Fears About Speaking With a Divorce Lawyer

 


When you are first facing a divorce, whether you are the one wanting a divorce or not, the fear of the unknown can seem daunting to many.  Common fears that come to mind:

  • Will I lose the ability to see my children? 
  • Will I lose my pension? 
  • What about the house, who will get it? 

Fears about divorce and speaking with a divorce attorney causes a lot of anxiety and people deal with that in different ways.  Some get defensive, some turn to alcohol or drugs, and others "put their head in the sand" or suffer from denial.  Divorce brings anger, confusion, sadness, and most of all fear. The more information you have, however, the less anxiety you should have.  It is for that reason, that you need to talk to someone to educate you on the process.

It's not unusual for people to be anxious or fearful to make the first step by contacting a divorce attorney.  Suddenly it feels real. Many clients believe that by calling a divorce attorney, they have taken a step that compels them forward to a divorce.  It does not have to be that way. 

On some occasions, you just need information, and you should not be getting that information from your sister, your friend, or your neighbor who just went through their divorce.  The first contact with a divorce attorney might instill fear or anxiety, but once you finally make the call, you will be glad you did. 

3 Tips to Follow When It’s Time to Consult With a Divorce Attorney

1.  Choose a Divorce Attorney Who Only Handles Divorces and Pick and Be Sure the Attorney is Experienced.

Lawyers are not trained in law school to deal with the emotions divorce cases bring us, so much of that training comes from the experience the attorney has dealing with thousands of divorce cases.  For that reason, you should choose an attorney who not only concentrates in divorce or domestic relations law but has also been practicing for a long time.  As divorce attorneys become seasoned, we learn how to spot certain anxieties and potential problems that you may not even know about yet.  In over 20 years as a divorce attorney, I think the biggest fear people face is the unknown. No one knows how their divorce case is going to end which naturally leads to anxiety.

2.  Be Prepared When You Meet with the Your Attorney 

Lawyers will need documents from you, so try and gather as many as possible when you meet with your attorney. Find your credit card bills, your mortgage bill, and any other document in your possession.  Try and obtain bank account statements, pension statements, and other retirement and investment accounts.  If your spouse is in charge of paying the bills, it is likely harder for you to find this type of documentation, but once your attorney can review your financial picture, you will obtain more information about what your potential settlement will be.  Being armed with information and learning about the process of your divorce and the likely outcome can still be painful, but at least with some information, you should feel better about the process.
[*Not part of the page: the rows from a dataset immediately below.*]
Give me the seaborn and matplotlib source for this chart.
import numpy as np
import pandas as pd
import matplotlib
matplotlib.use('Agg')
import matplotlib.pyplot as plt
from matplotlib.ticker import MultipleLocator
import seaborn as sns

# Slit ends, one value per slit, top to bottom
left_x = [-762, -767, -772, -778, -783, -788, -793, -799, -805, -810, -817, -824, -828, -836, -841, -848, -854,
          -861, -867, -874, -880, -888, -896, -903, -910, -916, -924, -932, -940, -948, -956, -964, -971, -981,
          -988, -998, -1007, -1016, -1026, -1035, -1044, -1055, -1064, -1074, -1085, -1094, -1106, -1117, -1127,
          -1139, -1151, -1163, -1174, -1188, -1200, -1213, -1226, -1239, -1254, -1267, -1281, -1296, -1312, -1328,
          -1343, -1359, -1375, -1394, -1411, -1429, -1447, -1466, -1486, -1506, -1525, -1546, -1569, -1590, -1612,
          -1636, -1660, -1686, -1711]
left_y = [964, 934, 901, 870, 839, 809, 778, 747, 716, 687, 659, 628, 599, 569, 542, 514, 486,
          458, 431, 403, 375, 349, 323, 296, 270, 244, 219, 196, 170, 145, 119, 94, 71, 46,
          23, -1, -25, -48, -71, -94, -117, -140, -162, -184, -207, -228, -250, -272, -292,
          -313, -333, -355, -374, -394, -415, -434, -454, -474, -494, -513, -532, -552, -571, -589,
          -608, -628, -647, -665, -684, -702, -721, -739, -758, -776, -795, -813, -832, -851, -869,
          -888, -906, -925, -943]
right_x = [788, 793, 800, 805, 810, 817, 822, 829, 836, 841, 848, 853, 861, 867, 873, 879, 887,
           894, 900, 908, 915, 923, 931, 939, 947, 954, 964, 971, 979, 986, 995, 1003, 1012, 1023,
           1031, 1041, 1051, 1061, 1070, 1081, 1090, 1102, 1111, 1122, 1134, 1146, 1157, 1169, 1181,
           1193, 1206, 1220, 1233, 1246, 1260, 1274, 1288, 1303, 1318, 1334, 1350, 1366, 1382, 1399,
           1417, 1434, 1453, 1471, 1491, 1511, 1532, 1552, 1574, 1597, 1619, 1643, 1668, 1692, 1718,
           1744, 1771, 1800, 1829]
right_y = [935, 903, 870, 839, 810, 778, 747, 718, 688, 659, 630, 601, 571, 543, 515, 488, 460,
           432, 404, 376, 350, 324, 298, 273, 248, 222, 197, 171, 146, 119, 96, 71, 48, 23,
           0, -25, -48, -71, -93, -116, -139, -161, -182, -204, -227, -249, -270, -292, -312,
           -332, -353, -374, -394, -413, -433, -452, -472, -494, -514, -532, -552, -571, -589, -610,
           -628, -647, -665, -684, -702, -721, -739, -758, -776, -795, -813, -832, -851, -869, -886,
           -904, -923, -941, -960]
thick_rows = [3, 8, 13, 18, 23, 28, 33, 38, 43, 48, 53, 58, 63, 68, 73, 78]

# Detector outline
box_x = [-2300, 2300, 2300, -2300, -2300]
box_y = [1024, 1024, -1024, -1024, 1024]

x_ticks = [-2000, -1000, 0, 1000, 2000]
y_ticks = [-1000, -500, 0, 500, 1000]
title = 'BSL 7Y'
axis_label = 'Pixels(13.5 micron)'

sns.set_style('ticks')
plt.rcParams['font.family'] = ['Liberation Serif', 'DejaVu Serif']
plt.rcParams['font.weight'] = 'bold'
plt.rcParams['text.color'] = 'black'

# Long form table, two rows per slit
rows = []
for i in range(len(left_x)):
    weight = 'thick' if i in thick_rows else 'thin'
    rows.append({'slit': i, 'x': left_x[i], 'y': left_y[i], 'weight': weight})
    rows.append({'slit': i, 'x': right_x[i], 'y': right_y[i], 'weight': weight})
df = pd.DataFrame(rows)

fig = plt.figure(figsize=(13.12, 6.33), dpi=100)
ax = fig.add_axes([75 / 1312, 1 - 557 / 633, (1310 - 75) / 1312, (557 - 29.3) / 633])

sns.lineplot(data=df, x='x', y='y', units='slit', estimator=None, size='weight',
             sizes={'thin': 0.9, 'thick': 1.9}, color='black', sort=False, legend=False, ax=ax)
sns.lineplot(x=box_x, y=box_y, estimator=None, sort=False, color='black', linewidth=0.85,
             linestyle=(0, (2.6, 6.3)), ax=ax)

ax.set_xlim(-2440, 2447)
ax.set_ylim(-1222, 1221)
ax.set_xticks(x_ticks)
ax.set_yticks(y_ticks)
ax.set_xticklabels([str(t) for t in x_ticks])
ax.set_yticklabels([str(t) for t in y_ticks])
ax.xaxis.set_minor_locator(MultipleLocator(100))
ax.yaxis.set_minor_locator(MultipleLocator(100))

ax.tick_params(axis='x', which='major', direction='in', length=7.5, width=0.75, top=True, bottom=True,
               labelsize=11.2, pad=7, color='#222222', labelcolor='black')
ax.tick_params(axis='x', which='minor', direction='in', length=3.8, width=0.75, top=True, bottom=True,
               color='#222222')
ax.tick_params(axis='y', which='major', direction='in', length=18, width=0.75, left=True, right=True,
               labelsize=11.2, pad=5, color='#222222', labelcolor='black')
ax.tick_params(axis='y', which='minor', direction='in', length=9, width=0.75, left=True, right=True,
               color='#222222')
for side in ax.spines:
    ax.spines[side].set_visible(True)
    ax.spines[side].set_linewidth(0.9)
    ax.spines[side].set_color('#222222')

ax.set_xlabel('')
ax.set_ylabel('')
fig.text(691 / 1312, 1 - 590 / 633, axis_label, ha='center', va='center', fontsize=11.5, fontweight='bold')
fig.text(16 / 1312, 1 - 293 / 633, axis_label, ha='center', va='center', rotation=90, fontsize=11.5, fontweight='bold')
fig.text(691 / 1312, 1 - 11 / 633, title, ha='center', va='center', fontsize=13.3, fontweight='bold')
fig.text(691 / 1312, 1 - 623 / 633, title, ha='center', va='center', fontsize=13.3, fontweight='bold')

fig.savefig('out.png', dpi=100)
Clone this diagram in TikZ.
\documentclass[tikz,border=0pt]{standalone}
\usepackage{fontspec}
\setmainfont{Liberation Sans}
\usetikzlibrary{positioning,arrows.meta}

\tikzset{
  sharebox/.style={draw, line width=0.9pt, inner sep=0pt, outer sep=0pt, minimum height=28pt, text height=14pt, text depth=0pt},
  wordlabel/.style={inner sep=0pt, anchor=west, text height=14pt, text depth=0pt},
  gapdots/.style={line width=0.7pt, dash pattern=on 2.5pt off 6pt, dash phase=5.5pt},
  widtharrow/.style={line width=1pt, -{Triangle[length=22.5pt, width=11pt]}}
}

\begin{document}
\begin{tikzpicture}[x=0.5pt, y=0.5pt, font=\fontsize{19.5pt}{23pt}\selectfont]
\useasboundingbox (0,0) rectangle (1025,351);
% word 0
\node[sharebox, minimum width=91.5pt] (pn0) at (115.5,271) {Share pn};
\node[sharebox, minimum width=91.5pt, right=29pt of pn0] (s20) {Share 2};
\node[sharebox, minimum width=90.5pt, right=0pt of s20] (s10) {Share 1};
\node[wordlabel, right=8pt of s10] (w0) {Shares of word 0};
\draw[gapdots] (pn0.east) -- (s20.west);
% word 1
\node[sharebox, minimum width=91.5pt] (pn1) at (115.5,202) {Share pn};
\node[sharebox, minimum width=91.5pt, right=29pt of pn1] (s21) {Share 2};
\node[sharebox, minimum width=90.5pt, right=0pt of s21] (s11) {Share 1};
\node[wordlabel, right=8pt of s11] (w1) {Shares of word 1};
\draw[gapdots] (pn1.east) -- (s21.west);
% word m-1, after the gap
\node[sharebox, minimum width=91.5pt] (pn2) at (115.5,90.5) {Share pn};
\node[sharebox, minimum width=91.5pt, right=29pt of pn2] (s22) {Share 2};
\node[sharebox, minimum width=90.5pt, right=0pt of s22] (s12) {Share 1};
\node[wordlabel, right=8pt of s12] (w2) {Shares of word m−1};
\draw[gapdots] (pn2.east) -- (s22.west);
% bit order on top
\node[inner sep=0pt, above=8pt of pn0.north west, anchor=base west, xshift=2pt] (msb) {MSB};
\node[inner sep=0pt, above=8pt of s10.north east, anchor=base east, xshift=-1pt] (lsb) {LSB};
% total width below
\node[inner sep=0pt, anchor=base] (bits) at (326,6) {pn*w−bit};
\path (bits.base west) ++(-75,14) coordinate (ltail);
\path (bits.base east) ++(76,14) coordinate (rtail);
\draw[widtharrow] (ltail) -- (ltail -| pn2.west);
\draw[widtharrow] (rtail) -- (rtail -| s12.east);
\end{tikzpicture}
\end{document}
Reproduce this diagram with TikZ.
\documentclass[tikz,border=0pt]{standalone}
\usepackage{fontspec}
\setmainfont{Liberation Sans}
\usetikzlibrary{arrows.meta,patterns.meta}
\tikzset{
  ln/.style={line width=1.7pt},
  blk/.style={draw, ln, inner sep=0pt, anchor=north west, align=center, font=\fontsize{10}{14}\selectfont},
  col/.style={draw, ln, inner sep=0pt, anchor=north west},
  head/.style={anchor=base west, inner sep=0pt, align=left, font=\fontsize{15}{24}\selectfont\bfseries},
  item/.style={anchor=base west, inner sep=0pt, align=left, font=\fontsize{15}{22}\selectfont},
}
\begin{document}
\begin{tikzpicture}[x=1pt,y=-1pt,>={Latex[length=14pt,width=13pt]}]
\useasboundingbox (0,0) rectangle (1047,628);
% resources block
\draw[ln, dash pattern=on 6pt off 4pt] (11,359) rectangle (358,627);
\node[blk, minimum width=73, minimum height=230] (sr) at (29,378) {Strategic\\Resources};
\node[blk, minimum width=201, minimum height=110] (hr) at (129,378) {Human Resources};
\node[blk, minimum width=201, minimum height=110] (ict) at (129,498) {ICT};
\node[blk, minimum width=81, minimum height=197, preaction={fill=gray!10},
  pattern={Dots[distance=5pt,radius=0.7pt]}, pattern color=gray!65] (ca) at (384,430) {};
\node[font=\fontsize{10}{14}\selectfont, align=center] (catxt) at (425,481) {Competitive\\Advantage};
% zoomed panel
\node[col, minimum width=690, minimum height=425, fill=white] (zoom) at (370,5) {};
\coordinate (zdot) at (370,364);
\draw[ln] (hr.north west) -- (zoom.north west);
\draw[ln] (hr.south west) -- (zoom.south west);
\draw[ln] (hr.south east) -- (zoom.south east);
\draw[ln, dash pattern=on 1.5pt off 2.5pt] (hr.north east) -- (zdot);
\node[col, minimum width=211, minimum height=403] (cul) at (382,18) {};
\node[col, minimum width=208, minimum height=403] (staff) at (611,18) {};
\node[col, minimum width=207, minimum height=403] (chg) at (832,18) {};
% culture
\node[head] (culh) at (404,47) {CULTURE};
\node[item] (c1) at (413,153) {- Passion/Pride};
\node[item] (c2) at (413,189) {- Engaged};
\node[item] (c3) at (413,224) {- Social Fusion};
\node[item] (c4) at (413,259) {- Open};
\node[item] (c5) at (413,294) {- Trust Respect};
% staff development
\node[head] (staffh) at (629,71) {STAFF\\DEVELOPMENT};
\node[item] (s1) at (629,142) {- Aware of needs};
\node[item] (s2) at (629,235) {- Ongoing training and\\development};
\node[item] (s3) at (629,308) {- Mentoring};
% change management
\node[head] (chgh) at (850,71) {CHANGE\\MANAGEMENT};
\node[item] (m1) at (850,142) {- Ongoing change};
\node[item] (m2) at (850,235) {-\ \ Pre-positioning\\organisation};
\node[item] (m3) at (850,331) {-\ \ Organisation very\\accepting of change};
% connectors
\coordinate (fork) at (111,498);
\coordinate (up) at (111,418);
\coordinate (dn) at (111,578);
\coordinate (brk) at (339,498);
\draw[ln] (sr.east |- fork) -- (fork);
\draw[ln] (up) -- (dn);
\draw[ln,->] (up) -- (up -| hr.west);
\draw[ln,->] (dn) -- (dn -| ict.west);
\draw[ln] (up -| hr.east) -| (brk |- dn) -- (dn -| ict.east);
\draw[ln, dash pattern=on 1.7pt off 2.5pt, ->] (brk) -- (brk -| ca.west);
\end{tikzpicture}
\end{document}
3. Work with Your Attorney to  Prepare Your Divorce Strategy

After gathering your financial and marriage-related documents, you and your lawyer can plan your strategy to get the divorce over with, but also to ensure you get your fair share.  You may elect to mediate your case at this point or litigate it.  Do you want a strong presence who will fight for you, or are you looking for someone who will be reasonable and attempt settlement over litigation?  The answer to those questions unfortunately can depend on the way the divorce is presented to you initially.

If you are meeting with a divorce lawyer because you were served with an order of protection and you have been removed from your house, the strategy you implement may be to fight back.  Your case has already started in a highly litigated mode and taking a less aggressive stance will be unlikely.  Your lawyer will need to know how aggressive your case should be presented.  Most lawyers can wear many hats and are trained in trial strategy as well as negotiation.  Every case will be different but you will need to figure out how your case will be presented.